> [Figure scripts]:
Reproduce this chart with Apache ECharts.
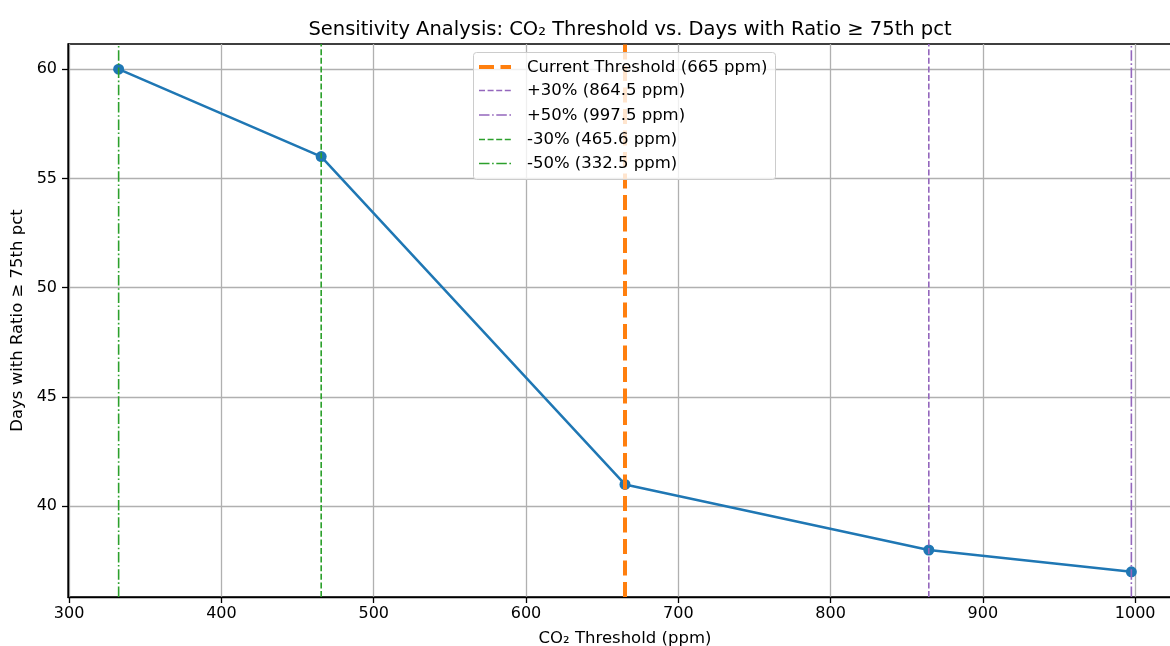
<!DOCTYPE html>
<html>
<head>
<meta charset="utf-8">
<script src="https://cdn.jsdelivr.net/npm/echarts@6/dist/echarts.min.js"></script>
<style>
  html, body { margin: 0; padding: 0; background: #fff; }
  #chart { width: 1170px; height: 646px; }
</style>
</head>
<body>
<div id="chart"></div>
<script>
// data
var thresholds = [332.5, 465.5, 665, 864.5, 997.5];
var days = [60, 56, 41, 38, 37];

// reference lines
var refValues = [665, 864.5, 997.5, 465.5, 332.5];
var refLabels = ['Current Threshold (665 ppm)', '+30% (864.5 ppm)', '+50% (997.5 ppm)', '-30% (465.6 ppm)', '-50% (332.5 ppm)'];
var refColors = ['#ff7f0e', '#9467bd', '#9467bd', '#2ca02c', '#2ca02c'];
var refWidths = [4, 1.6, 1.6, 1.6, 1.6];
var refDash = [[15, 6.5], [6, 2.6], [10.5, 2.6, 1.6, 2.6], [6, 2.6], [10.5, 2.6, 1.6, 2.6]];

var xTicks = [300, 400, 500, 600, 700, 800, 900, 1000];
var yTicks = [40, 45, 50, 55, 60];
var xMin = 299.25, xMax = 1030.75;
var yMin = 35.85, yMax = 61.15;

var font = 'DejaVu Sans';
var chart = echarts.init(document.getElementById('chart'));

var series = [{
    type: 'line',
    name: 'days',
    data: thresholds.map(function (t, k) { return [t, days[k]]; }),
    symbol: 'circle',
    symbolSize: 11,
    z: 3,
    itemStyle: { color: '#1f77b4' },
    lineStyle: { color: '#1f77b4', width: 2.5 }
}];
// vertical reference lines, drawn as two-point line series on top
for (var i = 0; i < refValues.length; i++) {
    series.push({
        type: 'line',
        name: refLabels[i],
        data: [[refValues[i], yMin], [refValues[i], yMax]],
        showSymbol: false,
        silent: true,
        z: 4,
        lineStyle: { color: refColors[i], width: refWidths[i], type: refDash[i] }
    });
}

// legend box drawn by hand so dash styles match
var legendGraphics = [{
    type: 'rect',
    left: 473, top: 52,
    shape: { width: 302, height: 127, r: 3 },
    style: { fill: 'rgba(255,255,255,0.8)', stroke: '#cccccc', lineWidth: 1 },
    z: 10
}];
var rowY = [67, 90.5, 115, 139.5, 163.5];
for (var j = 0; j < refLabels.length; j++) {
    legendGraphics.push({
        type: 'line',
        shape: { x1: 479, y1: rowY[j], x2: 511, y2: rowY[j] },
        style: { stroke: refColors[j], lineWidth: refWidths[j], lineDash: refDash[j] },
        z: 11
    });
    legendGraphics.push({
        type: 'text',
        left: 527, top: rowY[j] - 8,
        style: { text: refLabels[j], fill: '#000', font: '16.5px "' + font + '"' },
        z: 11
    });
}

var option = {
    animation: false,
    backgroundColor: '#fff',
    textStyle: { fontFamily: font },
    title: {
        text: 'Sensitivity Analysis: CO\u2082 Threshold vs. Days with Ratio \u2265 75th pct',
        left: 625, top: 15,
        textAlign: 'center',
        textStyle: { fontFamily: font, fontSize: 19.5, fontWeight: 'normal', color: '#000' }
    },
    grid: {
        left: 68, top: 44, width: 1114, height: 553,
        outerBoundsMode: 'none',
        containLabel: false,
        show: true, borderColor: '#000', borderWidth: 1.3, backgroundColor: 'transparent'
    },
    xAxis: {
        type: 'value',
        min: xMin, max: xMax,
        name: 'CO\u2082 Threshold (ppm)',
        nameLocation: 'middle', nameGap: 33,
        nameTextStyle: { fontFamily: font, fontSize: 16.5, color: '#000' },
        axisLine: { show: true, onZero: false, lineStyle: { color: '#000', width: 1.3 } },
        axisTick: { show: true, length: 6, customValues: xTicks, lineStyle: { color: '#000', width: 1.3 } },
        axisLabel: {
            customValues: xTicks, margin: 9, fontFamily: font, fontSize: 16, color: '#000',
            formatter: function (v) { return String(v); }
        },
        splitLine: { show: true, lineStyle: { color: '#b0b0b0', width: 1.3 } }
    },
    yAxis: {
        type: 'value',
        min: yMin, max: yMax,
        name: 'Days with Ratio \u2265 75th pct',
        nameLocation: 'middle', nameGap: 40,
        nameTextStyle: { fontFamily: font, fontSize: 16.5, color: '#000' },
        axisLine: { show: true, onZero: false, lineStyle: { color: '#000', width: 1.3 } },
        axisTick: { show: true, length: 6, customValues: yTicks, lineStyle: { color: '#000', width: 1.3 } },
        axisLabel: {
            customValues: yTicks, margin: 11, fontFamily: font, fontSize: 16, color: '#000',
            formatter: function (v) { return String(v); }
        },
        splitLine: { show: true, lineStyle: { color: '#b0b0b0', width: 1.3 } }
    },
    graphic: legendGraphics,
    series: series
};
chart.setOption(option);
</script>
</body>
</html>
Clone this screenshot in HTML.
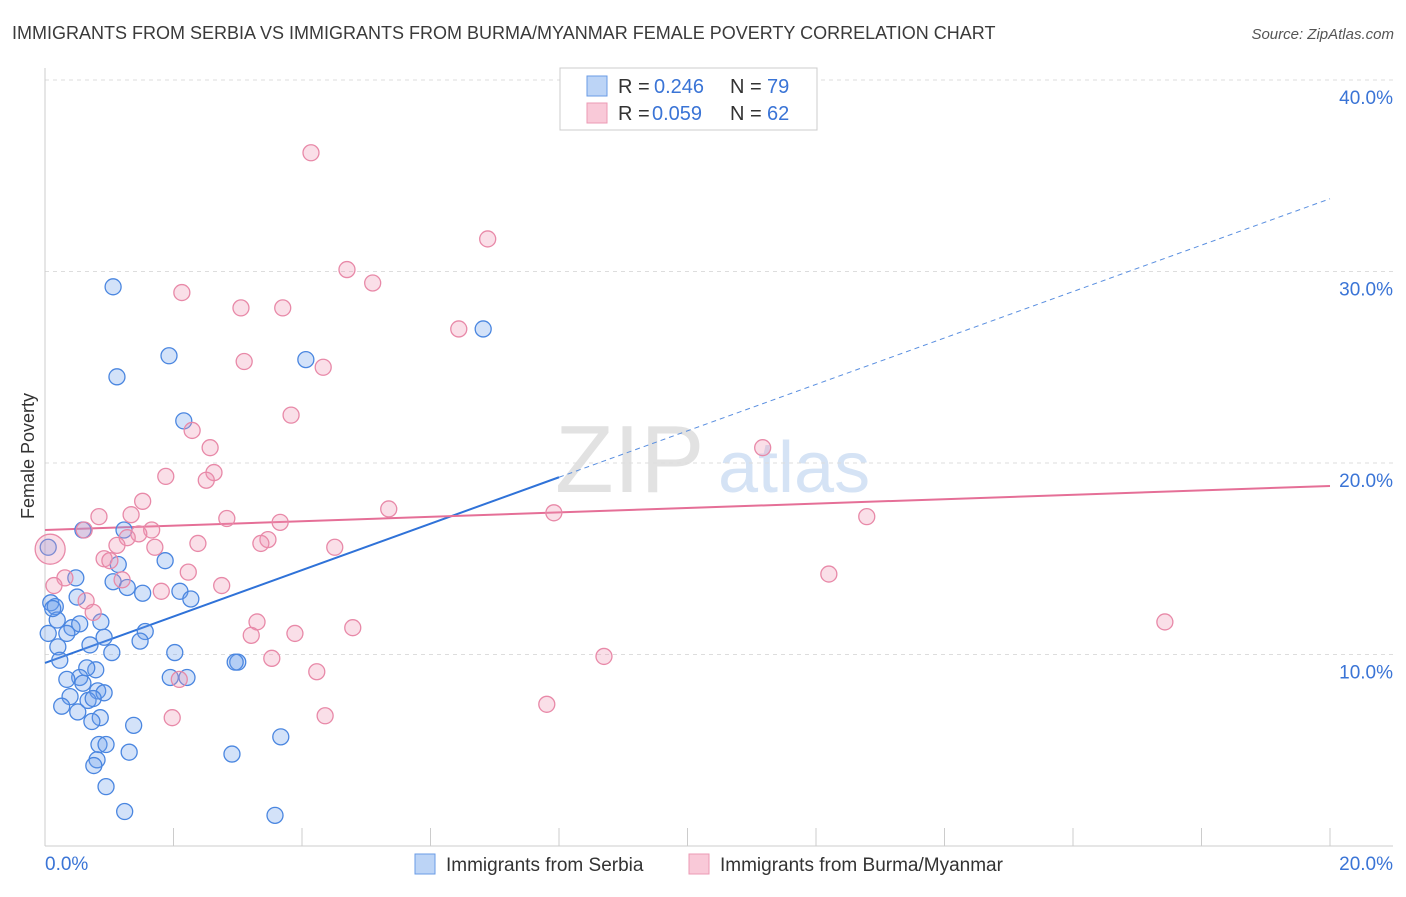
<!DOCTYPE html>
<html><head><meta charset="utf-8"><style>
body{margin:0;background:#fff;font-family:"Liberation Sans",sans-serif;}
svg text{font-family:"Liberation Sans",sans-serif;}
</style></head><body>
<svg id="chart" width="1406" height="892" xmlns="http://www.w3.org/2000/svg">
<text x="12" y="39" font-size="18" fill="#3a3a3a">IMMIGRANTS FROM SERBIA VS IMMIGRANTS FROM BURMA/MYANMAR FEMALE POVERTY CORRELATION CHART</text>
<text x="1394" y="39" font-size="15" fill="#555" text-anchor="end" font-style="italic">Source: ZipAtlas.com</text>
<g>
<text x="555" y="492" font-size="96" fill="#e2e2e2" font-family="Liberation Serif">ZIP</text>
<text x="718" y="492" font-size="72" fill="#d5e3f5">atlas</text>
</g>
<text transform="translate(34,456) rotate(-90)" font-size="18" fill="#333" text-anchor="middle">Female Poverty</text>
<g id="grid"></g><g id="axes"></g><g id="lines"></g><g id="pts"></g>
<g>
<rect x="560" y="68" width="257" height="62" fill="#fff" stroke="#ccc"/>
<rect x="587" y="76" width="20" height="20" fill="#bcd4f6" stroke="#6a9be6"/>
<rect x="587" y="103" width="20" height="20" fill="#f9c9d8" stroke="#ec9ab4"/>
<text x="618" y="93" font-size="20" fill="#333">R = </text><text x="654" y="93" font-size="20" fill="#3a74d6">0.246</text>
<text x="730" y="93" font-size="20" fill="#333">N = </text><text x="767" y="93" font-size="20" fill="#3a74d6">79</text>
<text x="618" y="120" font-size="20" fill="#333">R = </text><text x="652" y="120" font-size="20" fill="#3a74d6">0.059</text>
<text x="730" y="120" font-size="20" fill="#333">N = </text><text x="767" y="120" font-size="20" fill="#3a74d6">62</text>
</g>
<g>
<rect x="415" y="854" width="20" height="20" fill="#bcd4f6" stroke="#6a9be6"/>
<text x="446" y="871" font-size="19" fill="#333">Immigrants from Serbia</text>
<rect x="689" y="854" width="20" height="20" fill="#f9c9d8" stroke="#ec9ab4"/>
<text x="720" y="871" font-size="19" fill="#333">Immigrants from Burma/Myanmar</text>
</g>
</svg>
<script>
const yTicks=[10,20,30,40];
const xTickLabels=["0.0%","20.0%"];
const serbiaX=[1.06,1.12,1.93,2.16,4.06,6.82,1.23,0.59,0.05,1.87,1.14,1.06,1.28,0.48,1.52,2.10,2.27,0.09,0.16,0.50,0.19,0.42,0.54,0.87,0.34,0.92,1.56,0.70,1.48,0.20,1.04,0.23,2.02,3.00,2.96,0.79,0.65,0.54,0.34,0.59,1.95,2.21,0.82,0.92,0.39,0.67,0.75,0.26,0.51,0.86,0.73,1.38,3.67,0.84,0.95,1.31,2.91,0.81,0.76,0.95,1.24,3.58,0.05,0.12];
const serbiaY=[29.2,24.5,25.6,22.2,25.4,27.0,16.5,16.5,15.6,14.9,14.7,13.8,13.5,14.0,13.2,13.3,12.9,12.7,12.5,13.0,11.8,11.4,11.6,11.7,11.1,10.9,11.2,10.5,10.7,10.4,10.1,9.7,10.1,9.6,9.6,9.2,9.3,8.8,8.7,8.5,8.8,8.8,8.1,8.0,7.8,7.6,7.7,7.3,7.0,6.7,6.5,6.3,5.7,5.3,5.3,4.9,4.8,4.5,4.2,3.1,1.8,1.6,11.1,12.4];
const burmaX=[4.14,6.89,4.70,5.10,2.13,3.05,3.70,6.44,3.10,4.33,3.83,2.29,2.57,11.17,1.88,2.63,2.51,1.52,5.35,7.92,12.79,0.84,1.34,2.83,3.66,1.66,0.61,1.46,1.28,3.47,3.36,2.38,1.12,1.71,4.51,0.08,0.92,1.01,2.23,12.20,0.31,1.20,0.14,2.75,1.81,0.64,0.75,3.30,17.43,4.79,3.89,3.21,8.70,3.53,4.23,2.09,7.81,1.98,4.36];
const burmaY=[36.2,31.7,30.1,29.4,28.9,28.1,28.1,27.0,25.3,25.0,22.5,21.7,20.8,20.8,19.3,19.5,19.1,18.0,17.6,17.4,17.2,17.2,17.3,17.1,16.9,16.5,16.5,16.3,16.1,16.0,15.8,15.8,15.7,15.6,15.6,15.5,15.0,14.9,14.3,14.2,14.0,13.9,13.6,13.6,13.3,12.8,12.2,11.7,11.7,11.4,11.1,11.0,9.9,9.8,9.1,8.7,7.4,6.7,6.8];
const serbiaFit=[9.56,33.8];   // y at x=0, y at x=20
const burmaFit=[16.5,18.8];   // y at x=0, y at x=20
const X=v=>45+v/20*1285, Y=v=>846-v*19.15;
const NS="http://www.w3.org/2000/svg";
function mk(tag,attrs,parent){const e=document.createElementNS(NS,tag);for(const k in attrs)e.setAttribute(k,attrs[k]);document.getElementById(parent).appendChild(e);return e;}
yTicks.forEach(t=>{
 const l=mk('line',{x1:45,x2:1393,y1:Y(t),y2:Y(t),stroke:'#ddd','stroke-dasharray':'4,4'},'grid');
 
 
 const tx=mk('text',{x:1393,y:Y(t)+24,'font-size':19,fill:'#3a74d6','text-anchor':'end'},'grid');tx.textContent=t.toFixed(1)+'%';
 
 
});
mk('line',{x1:45,x2:45,y1:68,y2:846,stroke:'#ccc'},'axes');
mk('line',{x1:45,x2:1393,y1:846,y2:846,stroke:'#ccc'},'axes');
for(let i=0;i<=10;i++){mk('line',{x1:X(i*2),x2:X(i*2),y1:846,y2:828,stroke:'#ccc'},'axes');}
[[0,45,'start'],[1,1393,'end']].forEach(([i,x,a])=>{const t=mk('text',{x:x,y:870,'font-size':19,fill:'#3a74d6','text-anchor':a},'axes');t.textContent=xTickLabels[i];
 
 });
const bY0=serbiaFit[0], bSlope=(serbiaFit[1]-bY0)/20;
const bl=mk('line',{x1:X(0),y1:Y(bY0),x2:X(8),y2:Y(bY0+bSlope*8),stroke:'#2f72d8','stroke-width':2},'lines');


const bd=mk('line',{x1:X(8),y1:Y(bY0+bSlope*8),x2:X(20),y2:Y(bY0+bSlope*20),stroke:'#5a8fe0','stroke-width':1,'stroke-dasharray':'5,4'},'lines');


const pl=mk('line',{x1:X(0),y1:Y(burmaFit[0]),x2:X(20),y2:Y(burmaFit[1]),stroke:'#e56f97','stroke-width':2},'lines');


serbiaX.forEach((x,i)=>{const c=mk('circle',{cx:X(x),cy:Y(serbiaY[i]),r:8,fill:'rgba(110,160,235,0.3)',stroke:'#4a86e0','stroke-width':1.3},'pts');
 
 });
burmaX.forEach((x,i)=>{const c=mk('circle',{cx:X(x),cy:Y(burmaY[i]),r:i==35?15:8,fill:'rgba(240,150,180,0.3)',stroke:'#e889a8','stroke-width':1.3},'pts');
 
 });
</script>
</body></html>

> [THE REQUEST]:
Give again exactly the lines running from the beginning of the material above through the line that contains "var days = [60, 56, 41, 38, 37];", and leave out every picture.

> [RESPONSE]:
Reproduce this chart with Apache ECharts.
<!DOCTYPE html>
<html>
<head>
<meta charset="utf-8">
<script src="https://cdn.jsdelivr.net/npm/echarts@6/dist/echarts.min.js"></script>
<style>
  html, body { margin: 0; padding: 0; background: #fff; }
  #chart { width: 1170px; height: 646px; }
</style>
</head>
<body>
<div id="chart"></div>
<script>
// data
var thresholds = [332.5, 465.5, 665, 864.5, 997.5];
var days = [60, 56, 41, 38, 37];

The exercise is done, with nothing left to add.